• TASK DESCRIPTION: Return the material exactly as supplied, apart from the pictures, which are omitted.

• DATA EXTRACT:
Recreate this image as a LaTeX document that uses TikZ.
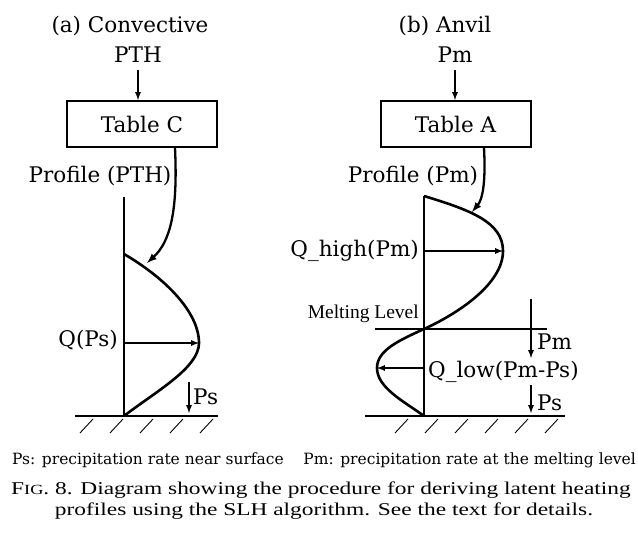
\documentclass[tikz,border=0pt]{standalone}
\usepackage{graphicx}
\usepackage{fontspec}
\setmainfont{DejaVu Serif}
\newfontfamily\timesfont{Liberation Serif}
\usetikzlibrary{positioning}

\begin{document}
\begin{tikzpicture}[x=1pt,y=-1pt,
    lbl/.style={font=\fontsize{21.5}{24}\selectfont, inner sep=0pt},
    tablebox/.style={draw, line width=2pt, minimum width=150pt, minimum height=46pt, inner sep=0pt, font=\fontsize{21.5}{24}\selectfont},
    note/.style={font=\fontsize{15.5}{18}\selectfont, inner sep=0pt},
    capline/.style={font=\timesfont\fontsize{18}{20}\selectfont, inner sep=0pt},
    arr/.style={-latex, line width=1.7pt},
    bent/.style={-latex, line width=2.3pt},
    prof/.style={line width=2.6pt},
    axis/.style={line width=1.3pt},
    gnd/.style={line width=2.2pt},
    hatch/.style={line width=0.9pt}]

    \useasboundingbox (0,0) rectangle (638,545);

    % (a) convective
    \node[lbl, anchor=base] (ttlA) at (130,33) {(a) Convective};
    \node[lbl, anchor=base] (inA) at (138,63) {PTH};
    \node[tablebox] (tabC) at (142,124) {Table C};
    \node[lbl, anchor=base] (profA) at (100,183) {Profile (PTH)};
    \draw[arr] ([yshift=-7pt]inA.south) -- (inA.south |- tabC.north);

    \coordinate (axTopA) at (124,197);
    \coordinate (gndA) at (124,416);
    \coordinate (topPA) at (124,254);
    \coordinate (peakA) at (199,343);
    \coordinate (hitA) at (147,263);
    \draw[axis] (axTopA) -- (gndA);
    \draw[prof] (topPA) .. controls (165,278) and (199,312) .. (peakA) .. controls (199,368) and (155,392) .. (gndA);
    \draw[bent] ([xshift=33pt]tabC.south) .. controls (178,212) and (170,242) .. (hitA);

    \draw[arr] (gndA |- peakA) -- (peakA);
    \node[lbl, anchor=base east] (qA) at (118,347) {Q(Ps)};

    \coordinate (psTopA) at (189,382);
    \draw[arr] (psTopA) -- (189,413);
    \node[lbl, anchor=base west] (psA) at (193,405) {Ps};

    \draw[gnd] (75,416) -- (218,416);
    \foreach \x in {93,123,...,213}
        \draw[hatch] (\x,419) -- ++(-13,14);

    % (b) anvil
    \node[lbl, anchor=base] (ttlB) at (445,33) {(b) Anvil};
    \node[lbl, anchor=base] (inB) at (455,63) {Pm};
    \node[tablebox] (tabA) at (455.5,124) {Table A};
    \node[lbl, anchor=base] (profB) at (413,183) {Profile (Pm)};
    \draw[arr] ([yshift=-7pt]inB.south) -- (inB.south |- tabA.north);

    \coordinate (axTopB) at (424,196);
    \coordinate (gndB) at (424,416);
    \coordinate (peakB) at (503,251);
    \coordinate (meltB) at (424,329);
    \coordinate (lowB) at (377,368);
    \coordinate (hitB) at (472,212);
    \draw[axis] (axTopB) -- (gndB);
    \draw[prof] (axTopB) .. controls (470,210) and (503,222) .. (peakB)
        .. controls (503,285) and (455,315) .. (meltB)
        .. controls (400,340) and (377,350) .. (lowB)
        .. controls (377,388) and (405,402) .. (gndB);
    \draw[bent] ([xshift=28.5pt]tabA.south) .. controls (486,185) and (482,200) .. (hitB);

    \draw[arr] (gndB |- peakB) -- (peakB);
    \node[lbl, anchor=base east] (qhigh) at (419,257) {Q\_high(Pm)};

    \node[font=\timesfont\fontsize{19.5}{22}\selectfont, inner sep=0pt, anchor=base east] (melt) at (419,319) {Melting Level};
    \draw[gnd] (375,329) -- (547,329);

    \draw[arr] (531,299) -- (531,358);
    \node[lbl, anchor=base west] (pmB) at (537,350) {Pm};

    \draw[arr] (gndB |- lowB) -- (lowB);
    \node[lbl, anchor=base west] (qlow) at (428,378) {Q\_low(Pm-Ps)};

    \draw[arr] (531,385) -- (531,413);
    \node[lbl, anchor=base west] (psB) at (537,411) {Ps};

    \draw[gnd] (365,416) -- (565,416);
    \foreach \x in {408,438,...,558}
        \draw[hatch] (\x,419) -- ++(-13,14);

    % notes and caption
    \node[note, anchor=base west] (psnote) at (12,465) {Ps: precipitation rate near surface};
    \node[note, anchor=base east] (pmnote) at (636,465) {Pm: precipitation rate at the melting level};
    \node[capline, anchor=base] (cap1) at (321,495) {\scalebox{1.3}[1]{F{\fontsize{14}{16}\selectfont IG}. 8. Diagram showing the procedure for deriving latent heating}};
    \node[capline, anchor=base] (cap2) at (324,515) {\scalebox{1.3}[1]{profiles using the SLH algorithm. See the text for details.}};
\end{tikzpicture}
\end{document}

• RESPONSE TO THIS TASK:
Recreate this image as a LaTeX document that uses TikZ.
\documentclass[tikz,border=0pt]{standalone}
\usepackage{graphicx}
\usepackage{fontspec}
\setmainfont{DejaVu Serif}
\newfontfamily\timesfont{Liberation Serif}
\usetikzlibrary{positioning}

\begin{document}
\begin{tikzpicture}[x=1pt,y=-1pt,
    lbl/.style={font=\fontsize{21.5}{24}\selectfont, inner sep=0pt},
    tablebox/.style={draw, line width=2pt, minimum width=150pt, minimum height=46pt, inner sep=0pt, font=\fontsize{21.5}{24}\selectfont},
    note/.style={font=\fontsize{15.5}{18}\selectfont, inner sep=0pt},
    capline/.style={font=\timesfont\fontsize{18}{20}\selectfont, inner sep=0pt},
    arr/.style={-latex, line width=1.7pt},
    bent/.style={-latex, line width=2.3pt},
    prof/.style={line width=2.6pt},
    axis/.style={line width=1.3pt},
    gnd/.style={line width=2.2pt},
    hatch/.style={line width=0.9pt}]

    \useasboundingbox (0,0) rectangle (638,545);

    % (a) convective
    \node[lbl, anchor=base] (ttlA) at (130,33) {(a) Convective};
    \node[lbl, anchor=base] (inA) at (138,63) {PTH};
    \node[tablebox] (tabC) at (142,124) {Table C};
    \node[lbl, anchor=base] (profA) at (100,183) {Profile (PTH)};
    \draw[arr] ([yshift=-7pt]inA.south) -- (inA.south |- tabC.north);

    \coordinate (axTopA) at (124,197);
    \coordinate (gndA) at (124,416);
    \coordinate (topPA) at (124,254);
    \coordinate (peakA) at (199,343);
    \coordinate (hitA) at (147,263);
    \draw[axis] (axTopA) -- (gndA);
    \draw[prof] (topPA) .. controls (165,278) and (199,312) .. (peakA) .. controls (199,368) and (155,392) .. (gndA);
    \draw[bent] ([xshift=33pt]tabC.south) .. controls (178,212) and (170,242) .. (hitA);

    \draw[arr] (gndA |- peakA) -- (peakA);
    \node[lbl, anchor=base east] (qA) at (118,347) {Q(Ps)};

    \coordinate (psTopA) at (189,382);
    \draw[arr] (psTopA) -- (189,413);
    \node[lbl, anchor=base west] (psA) at (193,405) {Ps};

    \draw[gnd] (75,416) -- (218,416);
    \foreach \x in {93,123,...,213}
        \draw[hatch] (\x,419) -- ++(-13,14);

    % (b) anvil
    \node[lbl, anchor=base] (ttlB) at (445,33) {(b) Anvil};
    \node[lbl, anchor=base] (inB) at (455,63) {Pm};
    \node[tablebox] (tabA) at (455.5,124) {Table A};
    \node[lbl, anchor=base] (profB) at (413,183) {Profile (Pm)};
    \draw[arr] ([yshift=-7pt]inB.south) -- (inB.south |- tabA.north);

    \coordinate (axTopB) at (424,196);
    \coordinate (gndB) at (424,416);
    \coordinate (peakB) at (503,251);
    \coordinate (meltB) at (424,329);
    \coordinate (lowB) at (377,368);
    \coordinate (hitB) at (472,212);
    \draw[axis] (axTopB) -- (gndB);
    \draw[prof] (axTopB) .. controls (470,210) and (503,222) .. (peakB)
        .. controls (503,285) and (455,315) .. (meltB)
        .. controls (400,340) and (377,350) .. (lowB)
        .. controls (377,388) and (405,402) .. (gndB);
    \draw[bent] ([xshift=28.5pt]tabA.south) .. controls (486,185) and (482,200) .. (hitB);

    \draw[arr] (gndB |- peakB) -- (peakB);
    \node[lbl, anchor=base east] (qhigh) at (419,257) {Q\_high(Pm)};

    \node[font=\timesfont\fontsize{19.5}{22}\selectfont, inner sep=0pt, anchor=base east] (melt) at (419,319) {Melting Level};
    \draw[gnd] (375,329) -- (547,329);

    \draw[arr] (531,299) -- (531,358);
    \node[lbl, anchor=base west] (pmB) at (537,350) {Pm};

    \draw[arr] (gndB |- lowB) -- (lowB);
    \node[lbl, anchor=base west] (qlow) at (428,378) {Q\_low(Pm-Ps)};

    \draw[arr] (531,385) -- (531,413);
    \node[lbl, anchor=base west] (psB) at (537,411) {Ps};

    \draw[gnd] (365,416) -- (565,416);
    \foreach \x in {408,438,...,558}
        \draw[hatch] (\x,419) -- ++(-13,14);

    % notes and caption
    \node[note, anchor=base west] (psnote) at (12,465) {Ps: precipitation rate near surface};
    \node[note, anchor=base east] (pmnote) at (636,465) {Pm: precipitation rate at the melting level};
    \node[capline, anchor=base] (cap1) at (321,495) {\scalebox{1.3}[1]{F{\fontsize{14}{16}\selectfont IG}. 8. Diagram showing the procedure for deriving latent heating}};
    \node[capline, anchor=base] (cap2) at (324,515) {\scalebox{1.3}[1]{profiles using the SLH algorithm. See the text for details.}};
\end{tikzpicture}
\end{document}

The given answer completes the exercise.